The 50 year-old revealed: “I came in here this morning after a day off. I turned my phone off and was away myself, away out on the bike with plenty of thinking time: a great freedom of mind.

“I was that sick of what has been going on in Scottish football I was seriously contemplating my own future. I’m serious when I say that.

“I had just had it up to here and was ready to just give it up. If it wasn’t for what happened when I turned my phone back on, with the phone calls and texts I received from people I really value in football, that my spirits picked up again.

“The calls and texts came in from all over the place, from some of the highest levels across the game. I’ve had phone calls that have really got me back on my feet. I wouldn’t like to name them all, but there were a lot of good people and a good few close friends in the football fraternity. They were saying, ‘You need to lead from the front, you need to fight it’.

“That restored and galvanised that focus and drive in me. And, if that was how I was feeling, how is the boy Josh Meekings feeling? I really feel for him. It should never have come to this.”

Hughes’ aversion to the various SFA committees and panels manned by people he mostly couldn’t name has long been rising.

Overwhelmed by the huge upswell of support from Celtic and every corner of the Scottish game for Meekings, he wants to harness the mood to secure an insurgency.

The former Hibs, Falkirk, Livingston and Hartlepool boss wants the faceless decision-makers swept away and replaced by experienced former players, managers and coaches to take football decision-making in Scotland back to those, he feels, who have the sport’s best interests at heart.
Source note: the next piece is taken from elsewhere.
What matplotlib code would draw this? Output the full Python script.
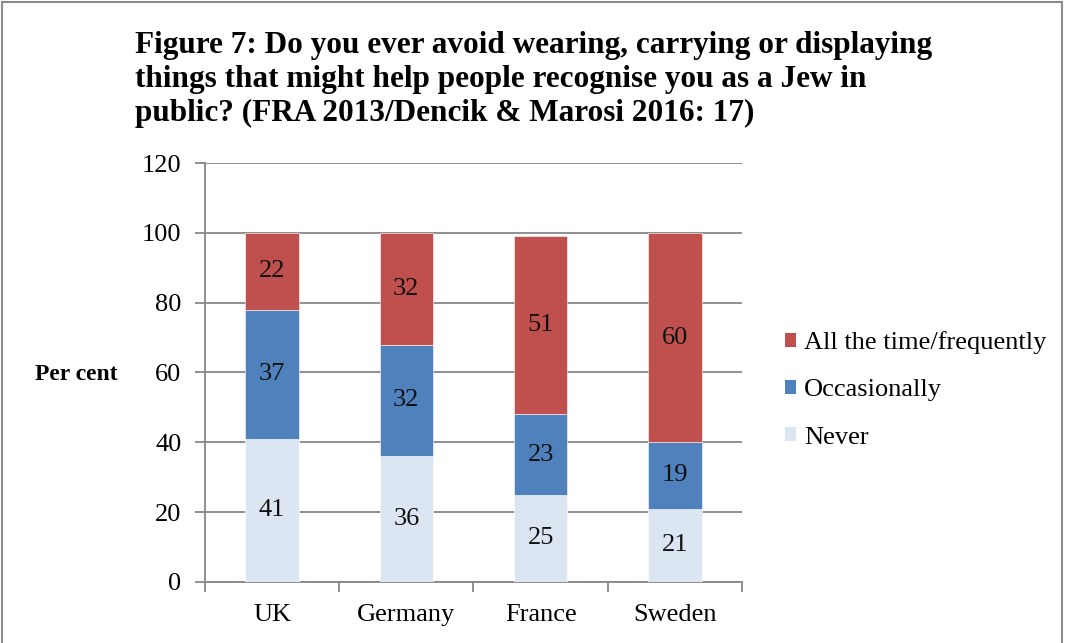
import matplotlib
matplotlib.use("Agg")
import matplotlib.pyplot as plt
from matplotlib.patches import Patch, Rectangle
import numpy as np

countries = ["UK", "Germany", "France", "Sweden"]
never = [41, 36, 25, 21]
occasionally = [37, 32, 23, 19]
frequently = [22, 32, 51, 60]
series_labels = ["Never", "Occasionally", "All the time/frequently"]
colors = ["#DCE6F2", "#4F81BD", "#C0504D"]
yticks = [0, 20, 40, 60, 80, 100, 120]

plt.rcParams["font.family"] = ["Liberation Serif", "DejaVu Serif"]

fig = plt.figure(figsize=(10.67, 6.43), dpi=100)
fig.patches.append(Rectangle((0.002, -0.01), 0.993, 1.007, transform=fig.transFigure,
                             fill=False, edgecolor="#8c8c8c", linewidth=1.5, zorder=10))

ax = fig.add_axes([0.1921, 0.0949, 0.5033, 0.6516])
x = np.arange(len(countries))
width = 0.4
bottom = np.zeros(len(countries))
for vals, col, lab in zip([never, occasionally, frequently], colors, series_labels):
    ax.bar(x, vals, width, bottom=bottom, color=col, label=lab, zorder=3,
           edgecolor="white", linewidth=0.4)
    for xi, b, v in zip(x, bottom, vals):
        ax.text(xi, b + v / 2, str(v), ha="center", va="center", fontsize=19,
                color="#111111", zorder=4)
    bottom += np.array(vals)

ax.set_xlim(-0.5, len(countries) - 0.5)
ax.set_ylim(0, 120)
ax.set_yticks(yticks)
ax.set_yticklabels([str(t) for t in yticks], fontsize=19)
ax.set_xticks(x)
ax.set_xticklabels(countries, fontsize=19)
ax.set_xticks(np.arange(-0.5, len(countries)), minor=True)
ax.tick_params(axis="x", which="major", length=0, pad=16)
ax.tick_params(axis="x", which="minor", length=7, color="#878787", width=1.3)
ax.tick_params(axis="y", length=7, color="#878787", width=1.3, pad=10)
ax.yaxis.grid(True, color="#878787", linewidth=1.3, zorder=0)
ax.set_axisbelow(True)
for s in ["top", "right"]:
    ax.spines[s].set_visible(False)
ax.spines["left"].set_color("#878787")
ax.spines["left"].set_linewidth(1.3)
ax.spines["bottom"].set_color("#878787")
ax.spines["bottom"].set_linewidth(1.3)

fig.text(0.033, 1 - 375 / 643, "Per cent", fontsize=17, fontweight="bold", va="center", ha="left")

fig.text(0.1265, 1 - 31 / 643,
         "Figure 7: Do you ever avoid wearing, carrying or displaying\n"
         "things that might help people recognise you as a Jew in\n"
         "public? (FRA 2013/Dencik & Marosi 2016: 17)",
         fontsize=22.5, fontweight="bold", va="top", ha="left", linespacing=1.22)

handles = [Patch(facecolor=c) for c in colors[::-1]]
fig.legend(handles, series_labels[::-1], loc="center left",
           bbox_to_anchor=(0.713, 1 - 390 / 643), frameon=False, fontsize=19,
           handlelength=0.45, handleheight=0.45, handletextpad=0.3, labelspacing=0.95)

fig.savefig("out.png", dpi=100)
Hughes, who last witnessed first hand the disciplinary process within Hampden corridors as manager of Livingston, said: “No disrespect to those sitting on [the judicial panel], but you need football guys and that’s where it is flawed. That’s why I promised myself I’d never go back down there until that gets sorted out.

“The last time I appeared was when I was down at Livingston. It was quite galling. No disrespect to the people that sit on it, but you have to be qualified in what you’re judging on.
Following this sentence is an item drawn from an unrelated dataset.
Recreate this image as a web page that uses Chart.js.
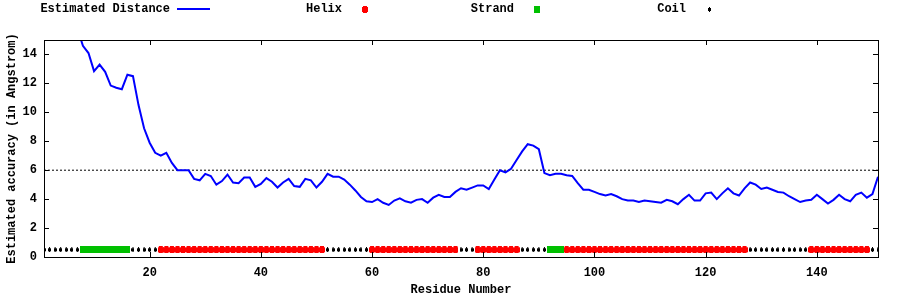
<!DOCTYPE html>
<html>
<head>
<meta charset="utf-8">
<script src="https://cdn.jsdelivr.net/npm/chart.js@4/dist/chart.umd.min.js"></script>
<style>
  body { margin: 0; background: #fff; }
  #wrap { width: 900px; height: 300px; }
</style>
</head>
<body>
<div id="wrap"><canvas id="distChart" width="900" height="300"></canvas></div>
<script>
// Estimated distance per residue (residues 1..151)
const distance = [
  21.5, 20.8, 20.0, 19.0, 18.0, 17.0, 15.8,
  14.6, 14.1, 12.85, 13.3, 12.8, 11.85, 11.7, 11.6, 12.6, 12.5, 10.5, 8.9, 7.9, 7.2, 7.0, 7.2, 6.5, 6.0, 6.0, 6.0, 5.4, 5.3, 5.75, 5.6,
  5.0, 5.25, 5.7, 5.15, 5.1, 5.5, 5.5, 4.85, 5.05, 5.45, 5.2, 4.8, 5.15, 5.4, 4.9, 4.85, 5.4, 5.3, 4.8, 5.2, 5.75, 5.55, 5.55, 5.35, 5.0, 4.6, 4.15, 3.85, 3.8,
  4.0, 3.75, 3.6, 3.9, 4.05, 3.85, 3.75, 3.95, 4.0, 3.75, 4.1, 4.3, 4.15, 4.15, 4.5, 4.75, 4.65, 4.8, 4.95, 4.95, 4.7, 5.35, 6.0, 5.85, 6.1, 6.7, 7.3, 7.8, 7.7, 7.45,
  5.8, 5.65, 5.75, 5.75, 5.65, 5.6, 5.1, 4.65, 4.65, 4.5, 4.35, 4.25, 4.35, 4.2, 4.0, 3.9, 3.9, 3.8, 3.9, 3.85, 3.8, 3.75, 3.95, 3.85, 3.65, 4.0, 4.3, 3.9, 3.9, 4.4,
  4.45, 4.0, 4.4, 4.75, 4.4, 4.25, 4.75, 5.15, 5.0, 4.7, 4.8, 4.65, 4.5, 4.45, 4.2, 4.0, 3.8, 3.9, 3.95, 4.3, 4.0, 3.7, 3.95, 4.3, 4.0, 3.85, 4.3, 4.45, 4.1, 4.35, 5.55
];

// Secondary structure ranges (inclusive residue numbers); everything else is coil
const helixRanges = [[22, 51], [60, 75], [79, 86], [95, 127], [139, 149]];
const strandRanges = [[8, 16], [92, 94]];

const threshold = 6.0;
const ssLevel = 0.5;
const xRange = [1, 151];
const yRange = [0, 15];

const seriesLabels = ['Estimated Distance', 'Helix', 'Strand', 'Coil'];

const monoFont = '"Liberation Mono", "DejaVu Sans Mono", monospace';

function inRanges(r, ranges) {
    return ranges.some(([a, b]) => r >= a && r <= b);
}

const linePoints = distance.map((v, i) => ({ x: i + 1, y: v }));
const helixPoints = [], strandPoints = [], coilPoints = [];
distance.forEach((v, i) => {
    const r = i + 1;
    if (inRanges(r, helixRanges)) helixPoints.push({ x: r, y: ssLevel });
    else if (inRanges(r, strandRanges)) strandPoints.push({ x: r, y: ssLevel });
    else coilPoints.push({ x: r, y: ssLevel });
});

// little bitmap-like markers
function makeMarker(w, h, color, notched) {
    const c = document.createElement('canvas');
    c.width = w; c.height = h;
    const g = c.getContext('2d');
    g.fillStyle = color;
    if (notched) {
        g.fillRect(0, 1, w, h - 2);
        g.fillRect(1, 0, w - 2, h);
    } else {
        g.fillRect(0, 0, w, h);
    }
    return c;
}

const helixMarker = makeMarker(6, 7, '#ff0000', true);
const strandMarker = makeMarker(6, 7, '#00c000', false);
const coilMarker = makeMarker(3, 5, '#000000', true);

const frameAndLegend = {
    id: 'frameAndLegend',
    afterDatasetsDraw(chart) {
        const ctx = chart.ctx;
        const area = chart.chartArea;
        const xs = chart.scales.x, ys = chart.scales.y;
        const tick = 5;
        ctx.save();
        ctx.strokeStyle = '#000';
        ctx.lineWidth = 1;
        ctx.beginPath();
        ys.ticks.forEach(t => {
            const py = Math.round(ys.getPixelForValue(t.value)) + 0.5;
            ctx.moveTo(area.left, py); ctx.lineTo(area.left + tick, py);
            ctx.moveTo(area.right, py); ctx.lineTo(area.right - tick, py);
        });
        xs.ticks.forEach(t => {
            const px = Math.round(xs.getPixelForValue(t.value)) + 0.5;
            ctx.moveTo(px, area.bottom); ctx.lineTo(px, area.bottom - tick);
            ctx.moveTo(px, area.top); ctx.lineTo(px, area.top + tick);
        });
        ctx.stroke();
        ctx.strokeRect(Math.round(area.left) + 0.5, Math.round(area.top) + 0.5,
            Math.round(area.right - area.left), Math.round(area.bottom - area.top));

        // legend: right-aligned text followed by sample, gnuplot style
        ctx.font = 'bold 12px ' + monoFont;
        ctx.fillStyle = '#000';
        ctx.textAlign = 'right';
        ctx.textBaseline = 'middle';
        const markers = [null, helixMarker, strandMarker, coilMarker];
        seriesLabels.forEach((label, k) => {
            const textRight = 170 + k * 172;
            const sampleX = 193 + k * 172;
            const ly = 9;
            ctx.fillText(label, textRight, ly);
            if (k === 0) {
                ctx.strokeStyle = '#0000ff';
                ctx.lineWidth = 2;
                ctx.beginPath();
                ctx.moveTo(sampleX - 16, ly); ctx.lineTo(sampleX + 17, ly);
                ctx.stroke();
            } else {
                const m = markers[k];
                ctx.drawImage(m, Math.round(sampleX - m.width / 2), Math.round(ly - m.height / 2));
            }
        });
        ctx.restore();
    }
};

new Chart(document.getElementById('distChart').getContext('2d'), {
    type: 'scatter',
    data: {
        datasets: [
            {
                type: 'line',
                label: seriesLabels[0],
                data: linePoints,
                borderColor: '#0000ff',
                borderWidth: 2,
                pointRadius: 0,
                tension: 0,
                order: 1
            },
            {
                label: seriesLabels[1],
                data: helixPoints,
                pointStyle: helixMarker,
                pointRadius: 3,
                order: 2
            },
            {
                label: seriesLabels[2],
                data: strandPoints,
                pointStyle: strandMarker,
                pointRadius: 3,
                order: 2
            },
            {
                label: seriesLabels[3],
                data: coilPoints,
                pointStyle: coilMarker,
                pointRadius: 2,
                order: 2
            },
            {
                type: 'line',
                label: 'threshold',
                data: [{ x: xRange[0], y: threshold }, { x: xRange[1], y: threshold }],
                borderColor: '#000',
                borderWidth: 1,
                borderDash: [2, 2],
                pointRadius: 0,
                order: 3
            }
        ]
    },
    options: {
        responsive: false,
        animation: false,
        devicePixelRatio: 1,
        layout: { padding: { top: 40, right: 22, left: 0, bottom: 0 } },
        plugins: {
            legend: { display: false },
            tooltip: { enabled: false }
        },
        scales: {
            x: {
                type: 'linear',
                min: xRange[0],
                max: xRange[1],
                grid: { display: false, drawTicks: false, tickLength: 0 },
                border: { display: false },
                ticks: {
                    stepSize: 20,
                    includeBounds: false,
                    padding: 9,
                    color: '#000',
                    maxRotation: 0,
                    font: { family: monoFont, size: 12, weight: 'bold' }
                },
                title: {
                    display: true,
                    text: 'Residue Number',
                    color: '#000',
                    padding: { top: 2, bottom: 3 },
                    font: { family: monoFont, size: 12, weight: 'bold' }
                },
                afterFit: s => { s.height = 43; }
            },
            y: {
                min: yRange[0],
                max: yRange[1],
                grid: { display: false, drawTicks: false, tickLength: 0 },
                border: { display: false },
                ticks: {
                    stepSize: 2,
                    includeBounds: false,
                    padding: 7,
                    color: '#000',
                    font: { family: monoFont, size: 12, weight: 'bold' }
                },
                title: {
                    display: true,
                    text: 'Estimated accuracy (in Angstrom)',
                    color: '#000',
                    padding: { top: 5, bottom: 2 },
                    font: { family: monoFont, size: 12, weight: 'bold' }
                },
                afterFit: s => { s.width = 44; }
            }
        }
    },
    plugins: [frameAndLegend]
});
</script>
</body>
</html>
“There’s no one better qualified than ex-players and ex-coaches. For some reason the SFA don’t want to go down that line. Why?
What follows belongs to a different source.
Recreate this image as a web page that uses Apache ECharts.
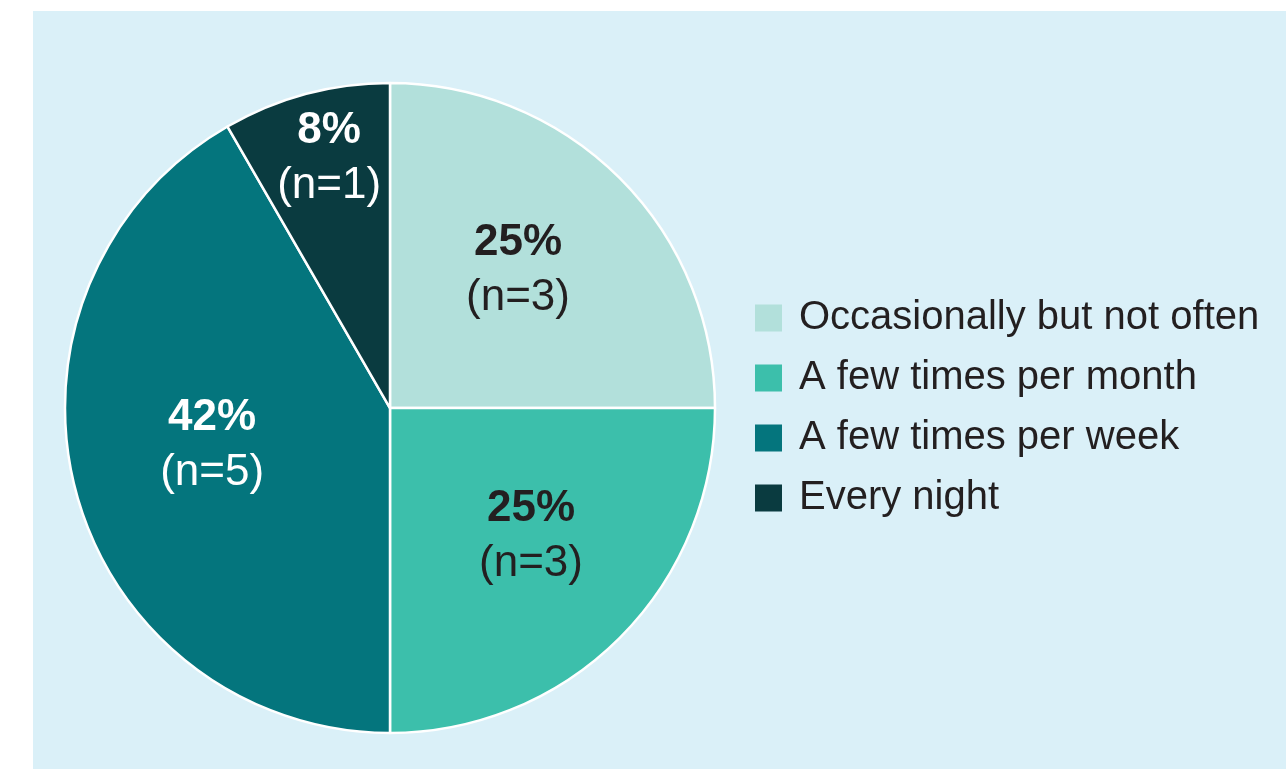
<!DOCTYPE html>
<html>
<head>
<meta charset="utf-8">
<script src="https://cdn.jsdelivr.net/npm/echarts@6/dist/echarts.min.js"></script>
<style>
  html, body { margin: 0; padding: 0; background: #fff; }
  #chart { width: 1286px; height: 769px; }
</style>
</head>
<body>
<div id="chart"></div>
<script>
// data
const categories = ['Occasionally but not often', 'A few times per month', 'A few times per week', 'Every night']
const counts = [3, 3, 5, 1]

// styling
const sliceColors = ['#b2e0db', '#3cbfab', '#04757d', '#0a3b40']
const labelDark = [true, true, false, false]
const labelShift = [[11, -21], [24, 11], [-18, -5], [-18, -90]]

const chart = echarts.init(document.getElementById('chart'))

const font = 'Liberation Sans, Arial, sans-serif'

const option = {
  animation: false,
  backgroundColor: '#fff',
  color: sliceColors,
  graphic: [{
    type: 'rect',
    z: -10,
    silent: true,
    shape: { x: 33, y: 11, width: 1253, height: 758 },
    style: { fill: '#daf0f8' }
  }],
  legend: {
    orient: 'vertical',
    left: 750,
    top: 293,
    itemWidth: 27,
    itemHeight: 27,
    itemGap: 20,
    icon: 'rect',
    itemStyle: { borderWidth: 0 },
    data: categories,
    textStyle: {
      fontFamily: font,
      fontSize: 40,
      lineHeight: 40,
      color: '#231f20',
      padding: [0, 0, 0, 12]
    }
  },
  series: [{
    type: 'pie',
    center: [390, 408],
    radius: 325,
    startAngle: 90,
    clockwise: true,
    silent: true,
    itemStyle: { borderColor: '#fff', borderWidth: 2.5 },
    label: {
      show: true,
      position: 'inside',
      fontFamily: font,
      formatter: function (p) {
        const s = labelDark[p.dataIndex] ? 'd' : 'l'
        return '{p' + s + '|' + Math.round(p.percent) + '%}\n{n' + s + '|(n=' + p.value + ')}'
      },
      rich: {
        pd: { fontSize: 44, fontWeight: 'bold', color: '#231f20', lineHeight: 55, fontFamily: font },
        nd: { fontSize: 44, color: '#231f20', lineHeight: 55, fontFamily: font },
        pl: { fontSize: 44, fontWeight: 'bold', color: '#ffffff', lineHeight: 55, fontFamily: font },
        nl: { fontSize: 44, color: '#ffffff', lineHeight: 55, fontFamily: font }
      }
    },
    labelLine: { show: false },
    labelLayout: function (params) {
      const s = labelShift[params.dataIndex]
      return { dx: s[0], dy: s[1] }
    },
    data: categories.map(function (name, i) {
      return { name: name, value: counts[i] }
    })
  }]
}

chart.setOption(option)
</script>
</body>
</html>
“I couldn’t tell you who I sat in front of while at Livingston, but they weren’t football people. I’m talking about playing the game, managing the game, coaching the game. There are hundreds of these guys I’m quite sure would go in there and do it, for the sake of football. I don’t think you’ve seen the end of this.

“We need to use this to make sure the whole process works better. Josh’s case was unprecedented. How was that? Somebody needs to explain that to me.

“I know the verdict has gone in our favour but I don’t think this is finished. We need to sit down and look at the Judicial Panel process. There is so much we can learn from all this.

“People might ask why I wasn’t at Hampden but I was supporting him and he was in the hands of lawyers. I believe we put a good case together. The reason I wasn’t there is because I don’t believe in the system and how it operates.

“I don’t believe in the Panel, with all due respect to them. I promised myself a couple of years ago I wouldn’t walk back into Hampden until it changes. I would never question their integrity but I want football people sitting in judgment.

“They are making a football decision and I want football people. Look at what is at stake. Here we were talking about a young player’s chance of playing in a Scottish Cup final. I’d be more confident with football people because they know the game.

“The compliance officer is damned if he does, damned if he doesn’t. Is he getting used as a patsy in all this? I honestly don’t know.”

Hughes also refused to point a finger of blame at former club Celtic for the letter of complaint the defeated semi-finalists wrote to the SFA in the furore after their treble dream died.

Hughes, who accepted Meekings would have warranted a red card had the referee spotted the offence, said: “Celtic keep getting flung into it, but I came in here this morning and all Kristine, our receptionist, says to me is that the phone had never stopped ringing with Celtic supporters wishing Josh Meekings all the best and hoping he plays in the final.

“I believe that comes right from the top at Celtic. They 
conduct themselves in a great manner.”